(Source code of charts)
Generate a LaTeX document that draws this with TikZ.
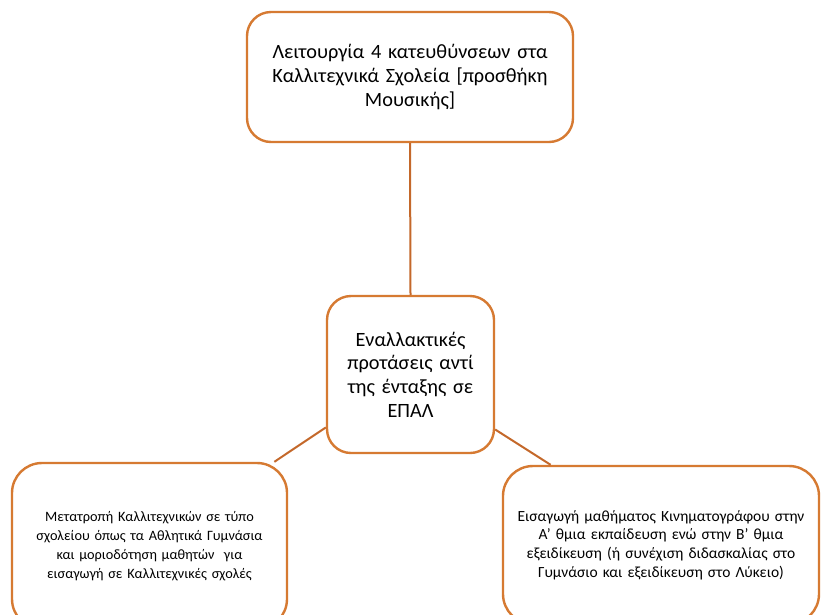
\documentclass[tikz,border=0pt]{standalone}
\usepackage{fontspec}
\setmainfont{Carlito}
\begin{document}
\definecolor{boxline}{RGB}{214,122,50}
\definecolor{linkline}{RGB}{196,104,42}
\begin{tikzpicture}[x=1pt,y=-1pt,
  card/.style={draw=boxline,line width=2.4pt,rounded corners=24pt,fill=white,
    align=center,inner sep=0pt},
  bigtext/.style={font=\fontsize{20.3}{23.6}\selectfont},
  lefttext/.style={font=\fontsize{14.3}{19}\selectfont},
  righttext/.style={font=\fontsize{15.5}{18.6}\selectfont},
  link/.style={draw=linkline,line width=2pt}]
\path[use as bounding box] (0,0) rectangle (821,614);
\clip (0,0) rectangle (821,614);
\fill[white] (0,0) rectangle (821,614);

% the four boxes
\node[card,bigtext,minimum width=326pt,minimum height=130pt,text width=310pt] (top) at (410,77)
  {Λειτουργία 4 κατευθύνσεων στα\\Καλλιτεχνικά Σχολεία [προσθήκη\\Μουσικής]};
\node[card,bigtext,minimum width=167pt,minimum height=157pt,text width=155pt] (mid) at (410.5,374.5)
  {Εναλλακτικές\\προτάσεις αντί\\της ένταξης σε\\ΕΠΑΛ};
\node[card,lefttext,rounded corners=30pt,minimum width=275pt,minimum height=166pt,text width=268pt] (bl) at (149.5,546)
  {Μετατροπή Καλλιτεχνικών σε τύπο\\σχολείου όπως τα Αθλητικά Γυμνάσια\\και μοριοδότηση μαθητών \ για\\εισαγωγή σε Καλλιτεχνικές σχολές};
\node[card,righttext,rounded corners=30pt,minimum width=316pt,minimum height=158pt,text width=310pt] (br) at (661,545)
  {Εισαγωγή μαθήματος Κινηματογράφου στην\\Α' θμια εκπαίδευση ενώ στην Β' θμια\\εξειδίκευση (ή συνέχιση διδασκαλίας στο\\Γυμνάσιο και εξειδίκευση στο Λύκειο)};

% connectors from the central box
\draw[link] (top.south) -- (mid.north);
\draw[link] (mid.212.6) -- (bl.34);
\draw[link] (mid.-33.6) -- (br.144);
\end{tikzpicture}
\end{document}
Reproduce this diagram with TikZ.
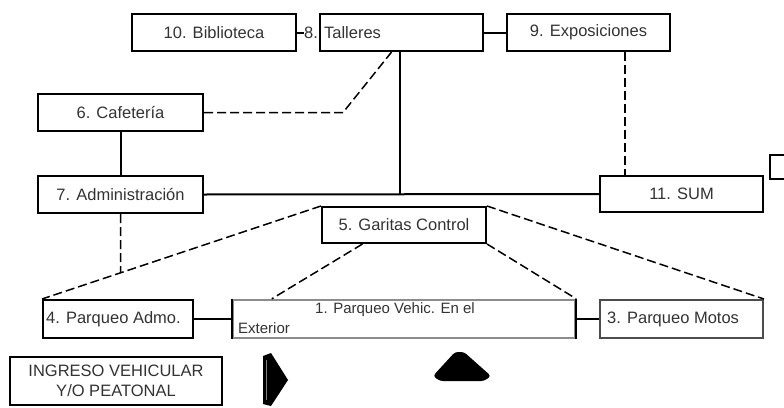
\documentclass[tikz,border=0pt]{standalone}
\usepackage{fontspec}
\setmainfont{Liberation Sans}
\usetikzlibrary{calc}
\begin{document}
\begin{tikzpicture}[x=1pt,y=-1pt,
  box/.style={draw=black, line width=2pt, inner sep=0pt, minimum height=37pt,
    font=\fontsize{16.5}{19}\selectfont, text=black!80},
  lbl/.style={inner sep=0pt, font=\fontsize{16.5}{19}\selectfont, text=black!80},
  link/.style={line width=2pt},
  dlink/.style={line width=1.5pt, dash pattern=on 9pt off 4pt}]
\useasboundingbox (0,0) rectangle (784,407);
% boxes
\node[box, minimum width=164pt] (bib) at (214,32.5) {10. Biblioteca};
\node[box, minimum width=163pt] (tal) at (401.5,32.5) {};
\node[lbl, anchor=west] (talt) at (304,32.5) {8. Talleres};
\node[box, minimum width=163pt] (expo) at (588.5,32.5) {9. Exposiciones};
\node[box, minimum width=165pt] (caf) at (120.5,112.5) {6. Cafetería};
\node[box, minimum width=165pt] (adm) at (120.5,194.5) {7. Administración};
\node[box, minimum width=163pt, minimum height=36pt] (sum) at (681.5,194) {11. SUM};
\node[box, minimum width=164pt, minimum height=36pt] (gar) at (404,225) {5. Garitas Control};
\node[box, minimum width=150pt, minimum height=38pt] (p4) at (118,319) {};
\node[lbl, anchor=west] (p4t) at (46,319) {4. Parqueo Admo.};
\node[box, draw=black!45, line width=2.4pt, minimum width=342pt, minimum height=38pt] (p1) at (404,319) {};
\node[lbl, anchor=north west, align=left, font=\fontsize{15}{20}\selectfont] (p1t) at (238,302) {\hspace*{77pt}1. Parqueo Vehic. En el\\Exterior};
\node[box, draw=black!70, minimum width=163pt, minimum height=38pt] (p3) at (681.5,319) {};
\node[lbl, anchor=west] (p3t) at (607,319) {3. Parqueo Motos};
\node[box, minimum width=212pt, minimum height=48pt, align=center,
  font=\fontsize{16.5}{20}\selectfont] (ing) at (116,381) {INGRESO VEHICULAR\\Y/O PEATONAL};
% black sides of p1
\draw[link] (p1.north west) -- (p1.south west);
\draw[link] (p1.north east) -- (p1.south east);
% partial box at right edge
\draw[link] (790,155) -| (770,179) -- (790,179);
% solid connectors
\draw[link] (bib.east) -- (talt.west);
\draw[link] (tal.east) -- (expo.west);
\draw[link] (caf.south) -- (adm.north);
\draw[link] (adm.east) -- (sum.west);
\coordinate (tv) at ($(tal.south west)!0.49!(tal.south east)$);
\draw[link] (tv) -- (tv |- adm.east);
\draw[link] (p4.east) -- (p1.west);
\draw[link] (p1.east) -- (p3.west);
% dashed connectors
\coordinate (cb) at (343,112.5);
\coordinate (td) at ($(tal.south west)!0.44!(tal.south east)$);
\draw[dlink] (caf.east) -- (cb) -- (td);
\coordinate (es) at ($(sum.north west)+(26pt,0)$);
\draw[dlink] (es |- expo.south) -- (es);
\draw[dlink] (gar.north west) -- (p4.north west);
\coordinate (aj) at (intersection of gar.north west--p4.north west and adm.south--adm.center);
\draw[dlink] (adm.south) -- (aj);
\coordinate (gl) at ($(gar.south west)!0.25!(gar.south east)$);
\coordinate (pl) at ($(p1.north west)+(40pt,0)$);
\draw[dlink] (gl) -- (pl);
\draw[dlink] (gar.south east) -- (p1.north east);
\draw[dlink] (gar.north east) -- (p3.north east);
% arrows
\fill[black] (263,356) -- (271,353) -- (288,380) -- (271,406) -- (263,404) -- cycle;
\draw[black!50, line width=1.5pt] (266.5,360) -- (266.5,400);
\fill[black, rounded corners=3pt] (433,376) -- (455,352) -- (464,352) -- (491,376) -- (484,381) -- (440,381) -- cycle;
\end{tikzpicture}
\end{document}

■ AIM
Show every line that contains the word "with".

■ RIGHT ANSWER
Generate a LaTeX document that draws this with TikZ.
Reproduce this diagram with TikZ.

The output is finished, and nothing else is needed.